How is this film not better known?  It's a BILLY WILDER film, and the two before it were Some Like It Hot and The Apartment.  And it stars JIMMY CAGNEY!  


And on top of that, it's really funny.  Possible explanations: it makes fun of both America and the USSR (albeit the former fairly gently - although one of the main characters does get lines like "capitalism is like a dead herring in the moonlight - it's shiny but IT STINKS!").  Like another lesser-known Billy Wilder film, A Foreign Affair, it's set in a still-battered divided Berlin, where Cagney is a Coca-Cola executive who is trying to claw his way back to prominence after a Benny-Goodman-related disaster in the Middle East torpedoed his seemingly-inevitable rise to the top of the corporate ladder.  He thinks he's cemented it with a deal to bottle Coca Cola in the Soviet Union, but is blindsided when his boss calls from Atlanta and not only nixes the idea of Coke behind the iron curtain but announces that his wild-child 17-year-old daughter will be arriving any minute.  Before this point we have been fully introduced to Cagney's fast-talking, philandering (his hot blonde German secretary, Fräulein Ingeborg keeps promising to teach him about umlauts, which is clearly some kind of innuendo, and he has promised her a good time as soon as his wife and two kids head off on a vacation) schemer C.R. "Mac" MacNamara.  We also introduced to three Soviet representatives 


who try (and fail) to gouge him into giving them the Coke formula, and who also fall head over heels for Fräulein Ingeborg.  We see more of them later.  Anyway, the daughter, Scarlett, shows up on a flight from Paris, having persuaded the flight crew to let her fly and got them to bid for her (the winner, Pierre, is very put out when Mac and his wife whisk Scarlett away.  Scarlett looks like she'll be a handful - she's a little Southern princess, used to getting her way, and who has managed to be engaged several times, which is part of the reason her parents sent her off on a whirlwind tour of all the Coca-Cola bottling plants in Europe.  She is also very ditzy, and fond of words like "marvy".  Anyway, the plan is to watch her for a couple of weeks, but we cut to two months later and a very smug Mac is on the phone with her father (Mr.
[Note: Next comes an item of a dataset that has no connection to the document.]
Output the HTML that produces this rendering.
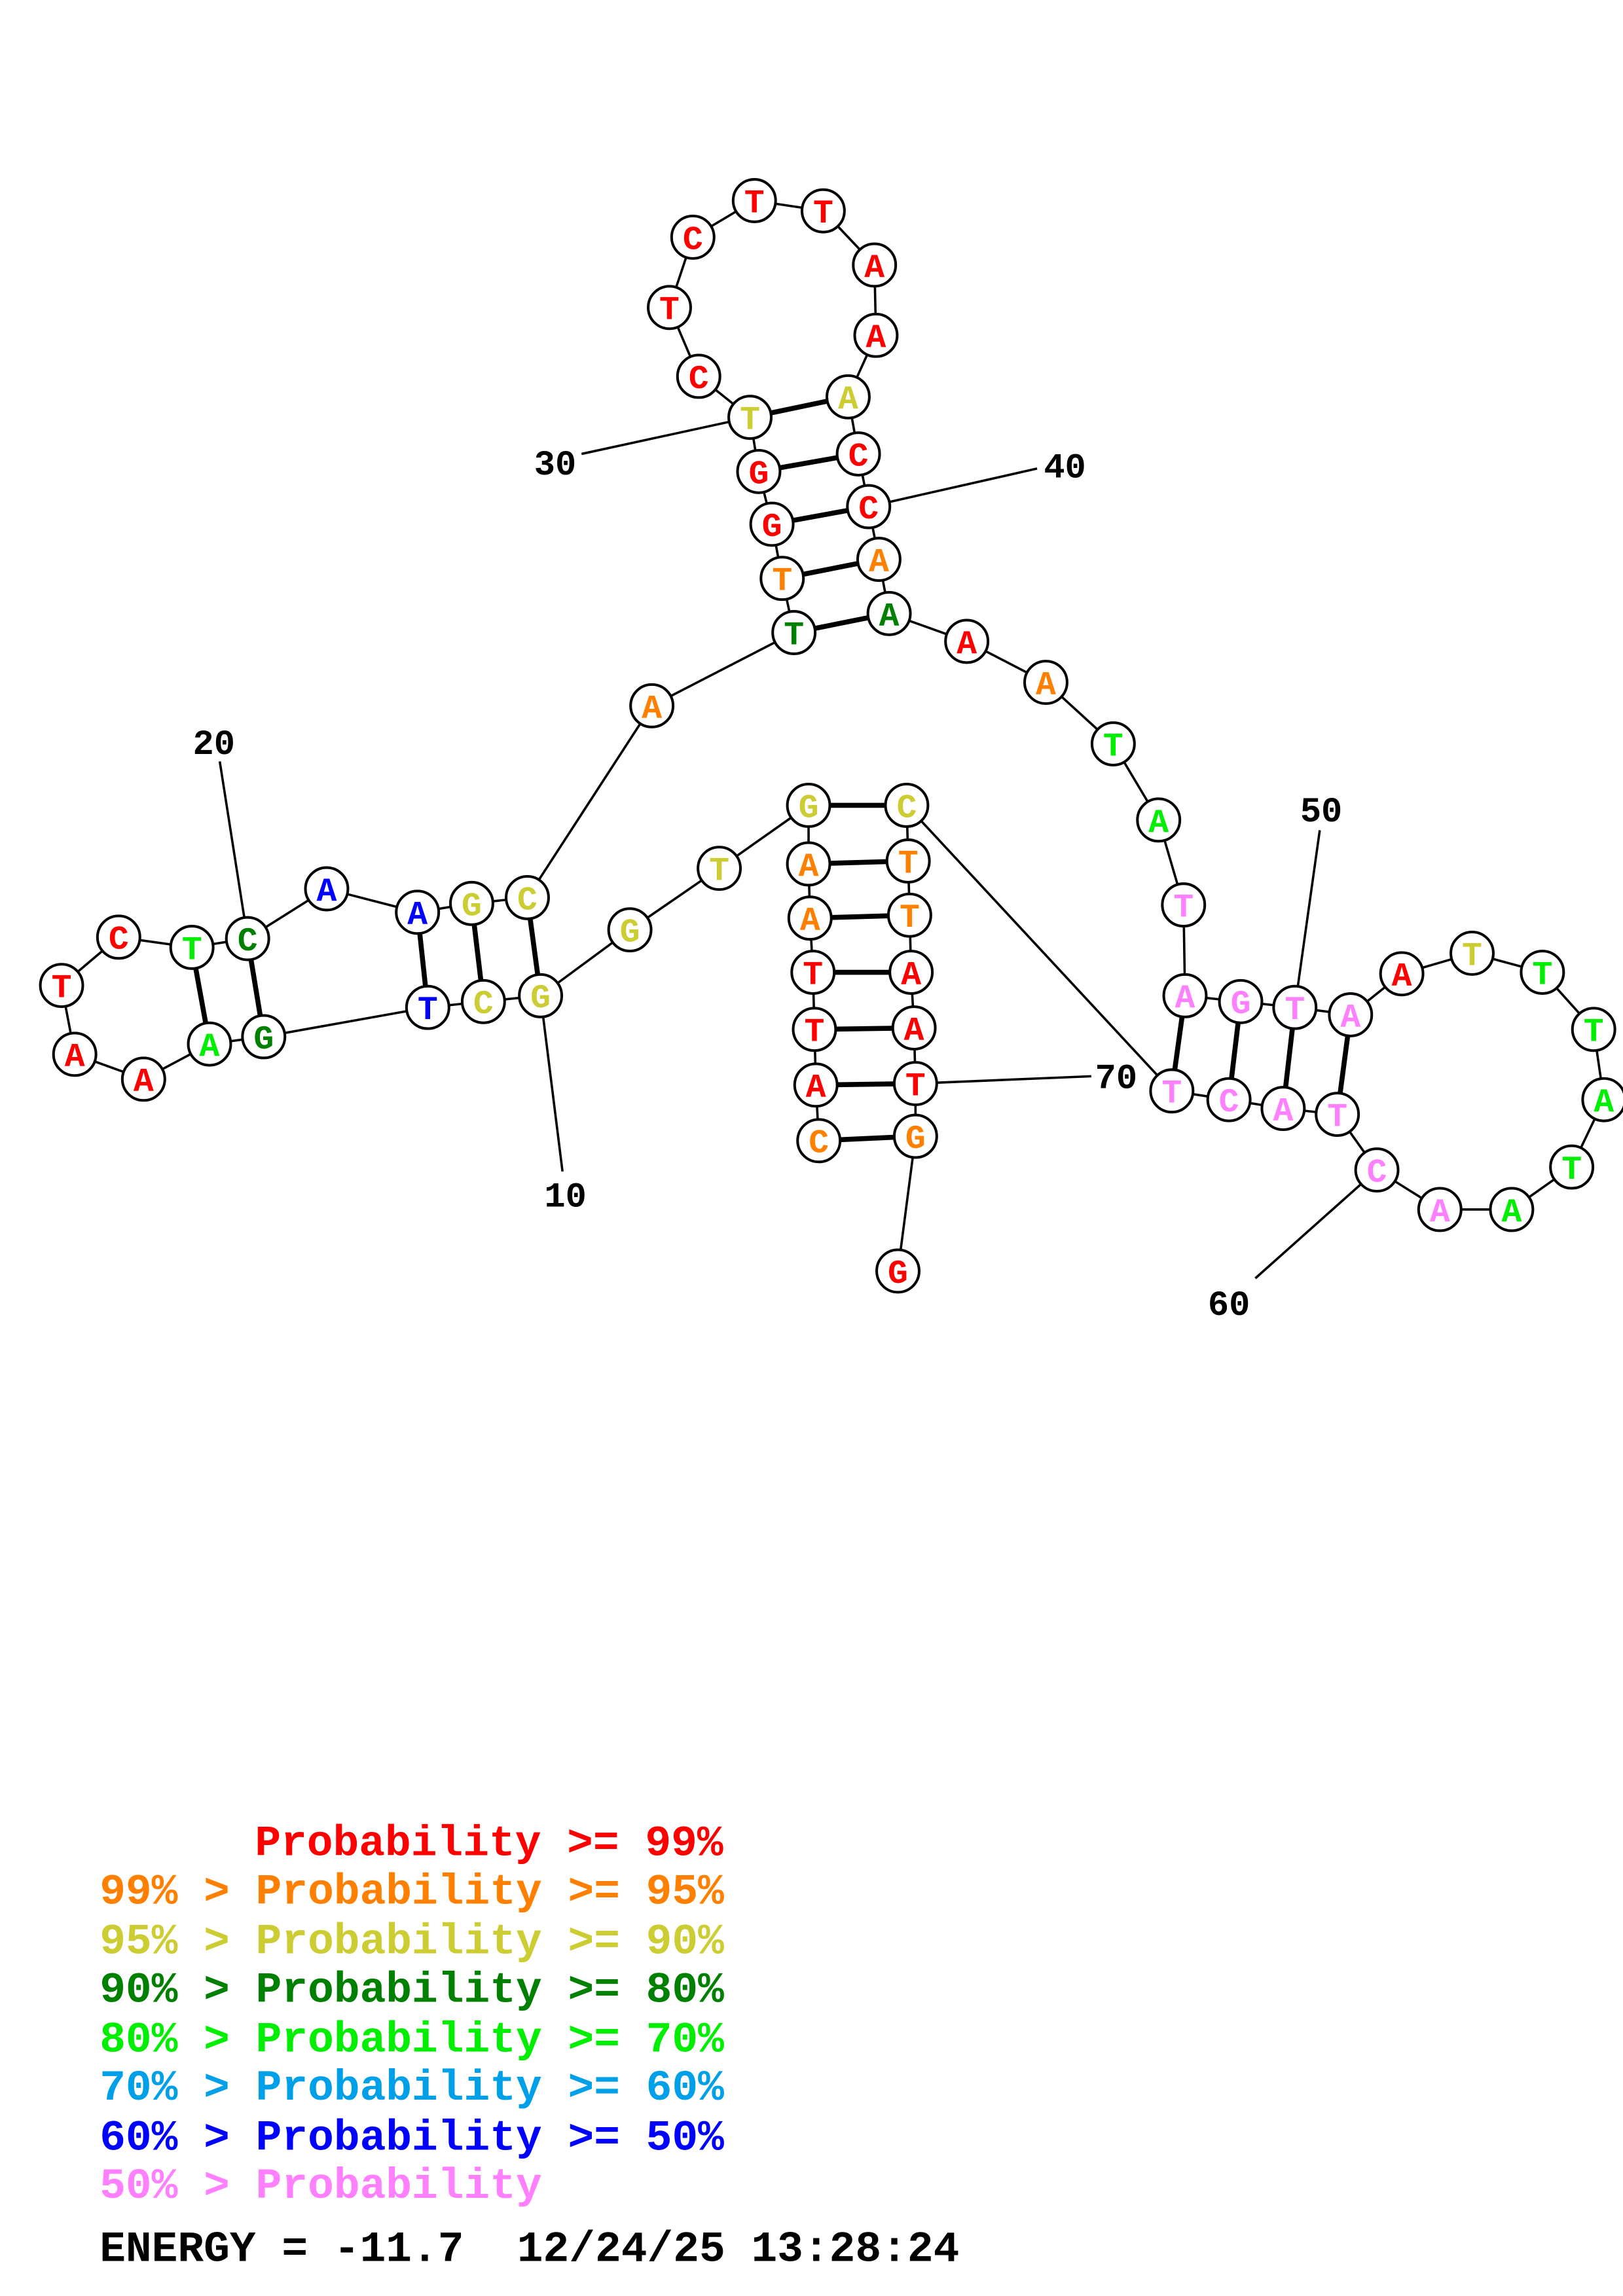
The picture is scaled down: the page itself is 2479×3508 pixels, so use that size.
<!DOCTYPE html>
<html><head><meta charset="utf-8"><style>html,body{margin:0;padding:0;background:#fff}svg{display:block}</style></head><body>
<svg width="2479" height="3508" viewBox="0 0 1108 1568" xmlns="http://www.w3.org/2000/svg">
<rect width="1108" height="1568" fill="#fff"/>
<g stroke="#000" stroke-width="1.6" fill="none">
<polyline points="559,779 557,741 556,703 555,664 553,627 552,590 552,550 491,593 430,635 369,680 330,684 292,688 180,708 143,713 98,737 51,720 42,673 81,640 131,647 169,641 223,607 285,623 322,617 360,613 445,482 542,432 534,395 527,358 518,322 512,285 477,257 457,210 473,162 515,137 562,144 597,181 598,229 579,271 586,310 593,346 600,382 607,419 660,438 714,466 760,508 791,560 808,618 809,680 847,684 884,688 922,693 957,665 1005,651 1053,664 1088,703 1095,751 1073,797 1032,826 983,826 940,799 913,761 876,757 839,751 800,745 619,550 620,588 621,625 622,664 624,702 625,740 625,776 613,868"/>
<line x1="369" y1="680" x2="384" y2="800"/>
<line x1="150" y1="520" x2="169" y2="641"/>
<line x1="397" y1="310" x2="512" y2="285"/>
<line x1="593" y1="346" x2="708" y2="320"/>
<line x1="901" y1="567" x2="884" y2="688"/>
<line x1="940" y1="799" x2="857" y2="873"/>
<line x1="625" y1="740" x2="745" y2="735"/>
</g>
<g stroke="#000" stroke-width="3.4">
<line x1="559" y1="779" x2="625" y2="776"/><line x1="557" y1="741" x2="625" y2="740"/><line x1="556" y1="703" x2="624" y2="702"/><line x1="555" y1="664" x2="622" y2="664"/><line x1="553" y1="627" x2="621" y2="625"/><line x1="552" y1="590" x2="620" y2="588"/><line x1="552" y1="550" x2="619" y2="550"/>
<line x1="369" y1="680" x2="360" y2="613"/><line x1="330" y1="684" x2="322" y2="617"/><line x1="292" y1="688" x2="285" y2="623"/>
<line x1="180" y1="708" x2="169" y2="641"/><line x1="143" y1="713" x2="131" y2="647"/>
<line x1="542" y1="432" x2="607" y2="419"/><line x1="534" y1="395" x2="600" y2="382"/><line x1="527" y1="358" x2="593" y2="346"/><line x1="518" y1="322" x2="586" y2="310"/><line x1="512" y1="285" x2="579" y2="271"/>
<line x1="809" y1="680" x2="800" y2="745"/><line x1="847" y1="684" x2="839" y2="751"/><line x1="884" y1="688" x2="876" y2="757"/><line x1="922" y1="693" x2="913" y2="761"/>
</g>
<g fill="#fff" stroke="#000" stroke-width="1.8">
<circle cx="559" cy="779" r="14.5"/><circle cx="557" cy="741" r="14.5"/><circle cx="556" cy="703" r="14.5"/><circle cx="555" cy="664" r="14.5"/><circle cx="553" cy="627" r="14.5"/><circle cx="552" cy="590" r="14.5"/><circle cx="552" cy="550" r="14.5"/><circle cx="491" cy="593" r="14.5"/><circle cx="430" cy="635" r="14.5"/><circle cx="369" cy="680" r="14.5"/><circle cx="330" cy="684" r="14.5"/><circle cx="292" cy="688" r="14.5"/><circle cx="180" cy="708" r="14.5"/><circle cx="143" cy="713" r="14.5"/><circle cx="98" cy="737" r="14.5"/><circle cx="51" cy="720" r="14.5"/><circle cx="42" cy="673" r="14.5"/><circle cx="81" cy="640" r="14.5"/><circle cx="131" cy="647" r="14.5"/><circle cx="169" cy="641" r="14.5"/><circle cx="223" cy="607" r="14.5"/><circle cx="285" cy="623" r="14.5"/><circle cx="322" cy="617" r="14.5"/><circle cx="360" cy="613" r="14.5"/><circle cx="445" cy="482" r="14.5"/><circle cx="542" cy="432" r="14.5"/><circle cx="534" cy="395" r="14.5"/><circle cx="527" cy="358" r="14.5"/><circle cx="518" cy="322" r="14.5"/><circle cx="512" cy="285" r="14.5"/><circle cx="477" cy="257" r="14.5"/><circle cx="457" cy="210" r="14.5"/><circle cx="473" cy="162" r="14.5"/><circle cx="515" cy="137" r="14.5"/><circle cx="562" cy="144" r="14.5"/><circle cx="597" cy="181" r="14.5"/><circle cx="598" cy="229" r="14.5"/><circle cx="579" cy="271" r="14.5"/><circle cx="586" cy="310" r="14.5"/><circle cx="593" cy="346" r="14.5"/><circle cx="600" cy="382" r="14.5"/><circle cx="607" cy="419" r="14.5"/><circle cx="660" cy="438" r="14.5"/><circle cx="714" cy="466" r="14.5"/><circle cx="760" cy="508" r="14.5"/><circle cx="791" cy="560" r="14.5"/><circle cx="808" cy="618" r="14.5"/><circle cx="809" cy="680" r="14.5"/><circle cx="847" cy="684" r="14.5"/><circle cx="884" cy="688" r="14.5"/><circle cx="922" cy="693" r="14.5"/><circle cx="957" cy="665" r="14.5"/><circle cx="1005" cy="651" r="14.5"/><circle cx="1053" cy="664" r="14.5"/><circle cx="1088" cy="703" r="14.5"/><circle cx="1095" cy="751" r="14.5"/><circle cx="1073" cy="797" r="14.5"/><circle cx="1032" cy="826" r="14.5"/><circle cx="983" cy="826" r="14.5"/><circle cx="940" cy="799" r="14.5"/><circle cx="913" cy="761" r="14.5"/><circle cx="876" cy="757" r="14.5"/><circle cx="839" cy="751" r="14.5"/><circle cx="800" cy="745" r="14.5"/><circle cx="619" cy="550" r="14.5"/><circle cx="620" cy="588" r="14.5"/><circle cx="621" cy="625" r="14.5"/><circle cx="622" cy="664" r="14.5"/><circle cx="624" cy="702" r="14.5"/><circle cx="625" cy="740" r="14.5"/><circle cx="625" cy="776" r="14.5"/><circle cx="613" cy="868" r="14.5"/>
</g>
<g font-family="'Liberation Mono',monospace" font-weight="bold" font-size="23" text-anchor="middle">
<text x="559" y="787" fill="#ff8000">C</text><text x="557" y="749" fill="#ff0000">A</text><text x="556" y="711" fill="#ff0000">T</text><text x="555" y="672" fill="#ff0000">T</text><text x="553" y="635" fill="#ff8000">A</text><text x="552" y="598" fill="#ff8000">A</text><text x="552" y="558" fill="#cccc33">G</text><text x="491" y="601" fill="#cccc33">T</text><text x="430" y="643" fill="#cccc33">G</text><text x="369" y="688" fill="#cccc33">G</text><text x="330" y="692" fill="#cccc33">C</text><text x="292" y="696" fill="#0000ff">T</text><text x="180" y="716" fill="#008000">G</text><text x="143" y="721" fill="#00ee00">A</text><text x="98" y="745" fill="#ff0000">A</text><text x="51" y="728" fill="#ff0000">A</text><text x="42" y="681" fill="#ff0000">T</text><text x="81" y="648" fill="#ff0000">C</text><text x="131" y="655" fill="#00ee00">T</text><text x="169" y="649" fill="#008000">C</text><text x="223" y="615" fill="#0000ff">A</text><text x="285" y="631" fill="#0000ff">A</text><text x="322" y="625" fill="#cccc33">G</text><text x="360" y="621" fill="#cccc33">C</text><text x="445" y="490" fill="#ff8000">A</text><text x="542" y="440" fill="#008000">T</text><text x="534" y="403" fill="#ff8000">T</text><text x="527" y="366" fill="#ff0000">G</text><text x="518" y="330" fill="#ff0000">G</text><text x="512" y="293" fill="#cccc33">T</text><text x="477" y="265" fill="#ff0000">C</text><text x="457" y="218" fill="#ff0000">T</text><text x="473" y="170" fill="#ff0000">C</text><text x="515" y="145" fill="#ff0000">T</text><text x="562" y="152" fill="#ff0000">T</text><text x="597" y="189" fill="#ff0000">A</text><text x="598" y="237" fill="#ff0000">A</text><text x="579" y="279" fill="#cccc33">A</text><text x="586" y="318" fill="#ff0000">C</text><text x="593" y="354" fill="#ff0000">C</text><text x="600" y="390" fill="#ff8000">A</text><text x="607" y="427" fill="#008000">A</text><text x="660" y="446" fill="#ff0000">A</text><text x="714" y="474" fill="#ff8000">A</text><text x="760" y="516" fill="#00ee00">T</text><text x="791" y="568" fill="#00ee00">A</text><text x="808" y="626" fill="#ff80ff">T</text><text x="809" y="688" fill="#ff80ff">A</text><text x="847" y="692" fill="#ff80ff">G</text><text x="884" y="696" fill="#ff80ff">T</text><text x="922" y="701" fill="#ff80ff">A</text><text x="957" y="673" fill="#ff0000">A</text><text x="1005" y="659" fill="#cccc33">T</text><text x="1053" y="672" fill="#00ee00">T</text><text x="1088" y="711" fill="#00ee00">T</text><text x="1095" y="759" fill="#00ee00">A</text><text x="1073" y="805" fill="#00ee00">T</text><text x="1032" y="834" fill="#00ee00">A</text><text x="983" y="834" fill="#ff80ff">A</text><text x="940" y="807" fill="#ff80ff">C</text><text x="913" y="769" fill="#ff80ff">T</text><text x="876" y="765" fill="#ff80ff">A</text><text x="839" y="759" fill="#ff80ff">C</text><text x="800" y="753" fill="#ff80ff">T</text><text x="619" y="558" fill="#cccc33">C</text><text x="620" y="596" fill="#ff8000">T</text><text x="621" y="633" fill="#ff8000">T</text><text x="622" y="672" fill="#ff0000">A</text><text x="624" y="710" fill="#ff0000">A</text><text x="625" y="748" fill="#ff0000">T</text><text x="625" y="784" fill="#ff8000">G</text><text x="613" y="876" fill="#ff0000">G</text>
</g>
<g font-family="'Liberation Mono',monospace" font-weight="bold" font-size="24" text-anchor="middle" fill="#000">
<text x="386" y="824">10</text><text x="146" y="515">20</text><text x="379" y="324">30</text><text x="727" y="326">40</text><text x="902" y="561">50</text><text x="839" y="898">60</text><text x="762" y="743">70</text>
</g>
<g font-family="'Liberation Mono',monospace" font-weight="bold" font-size="29.6">
<text x="174" y="1267" fill="#ff0000">Probability &gt;= 99%</text>
<text x="68" y="1300" fill="#ff8000">99% &gt; Probability &gt;= 95%</text>
<text x="68" y="1334" fill="#cccc33">95% &gt; Probability &gt;= 90%</text>
<text x="68" y="1367" fill="#008000">90% &gt; Probability &gt;= 80%</text>
<text x="68" y="1401" fill="#00ee00">80% &gt; Probability &gt;= 70%</text>
<text x="68" y="1434" fill="#00a0e8">70% &gt; Probability &gt;= 60%</text>
<text x="68" y="1468" fill="#0000ff">60% &gt; Probability &gt;= 50%</text>
<text x="68" y="1501" fill="#ff80ff">50% &gt; Probability</text>
<text x="68" y="1544" fill="#000">ENERGY = -11.7</text>
<text x="353" y="1544" fill="#000">12/24/25 13:28:24</text>
</g>
</svg>
</body></html>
Hazeltine) saying that it's been no trouble and she's a changed girl, having been taken to all sorts of museums and cultural events in the interim.  Hazeltine is delighted, and hints that he will reward Mac with the big promotion (to the London office) he's been lusting after, and is arriving at noon the next day to pick Scarlett up.  Of course, in the middle of this phone call Mac gets another one from his wife to inform him that Scarlett is missing.  After getting off the 'phone Mac mobilizes the troops (and calls people like David Brinkley) to find her, and discovers that his chauffeur has been dropping her off at the Brandenburg gate every night and picking her up before morning for the past six weeks (for 100 Marks a pop). This means, of course, that she is now missing in East Berlin.  Except that about ten minutes later she strolls into his office.  His relief is undercut by her then announcing that she has married a communist called Otto, who is waiting outside on his motorcycle.  Otto is played by Horst Bucholz, who is probably best known for being the really annoying youngest one in The Magnificent Seven, but he reveals here a deft touch with farce (although apparently he really pissed Cagney off, because he complained about him always trying to steal scenes and said he came close to thumping him a few times), and it is he who delivers the herring line, along with many others critical of capitalism and the West, prompting outraged responses from Mac.  



It soon further emerges that Otto has won a place to study rocket science in Moscow and he and Scarlett are scheduled to board a train thence tomorrow, but Mac has a plan.  First he gifts Otto his own personal cuckoo clock as a wedding present (which, unbeknownst to Otto, has a little Uncle Sam in place of the cuckoo, and plays Yankee Doodle Dandy) and second he has his assistant Schlemmer put a balloon that says "Russkis go home" on his motorcycle's tailpipe.  


These have the desired effect of getting Otto arrested, which means he is unavailable to pick Scarlett up the next morning at 6:30 as she expects.  All is well, Mac thinks, except that Scarlett collapses and the doctor who examines her discovers that she is pregnant.  So now Mac has to break Otto out of the prison (where he is being tortured with non-stop playings of "Itsy Bitsy Teeny Weeny Yellow Polka Dot Bikini") he got him put in.  This involves the help of Ingeborg and Schlemmer 


and the three Soviets.  But it is only the start of his problems.  Although Otto is now thought an American Spy (the music drove him to sign a confession) and cannot return to the East, he is still far from the ideal match to please Hazeltine, so the final third or so of the movie is Mac marshalling all available forces to convert him from Otto Piffl, humble communist student, into Otto von Droste-Schattenburg, scion of one of the oldest (and most inbred - they're bleeders) houses of Europe.  This is Cagney at his most rapid-fire, and his delivery is quite astonishing.  (It's also the explanation of the title, as he keeps listing his demands on the phone as he snaps his fingers.)  Will Mac pull it off?  Will he get his promotion?  Will he save his marriage, as his wife knows about Ingeborg's umlaut lessons and is heading back to Atlanta (which Mac refers to as "Siberia with mint juleps")?  Let's just say all is wrapped up as nicely as a cuckoo clock that plays Yankee Doodle Dandy.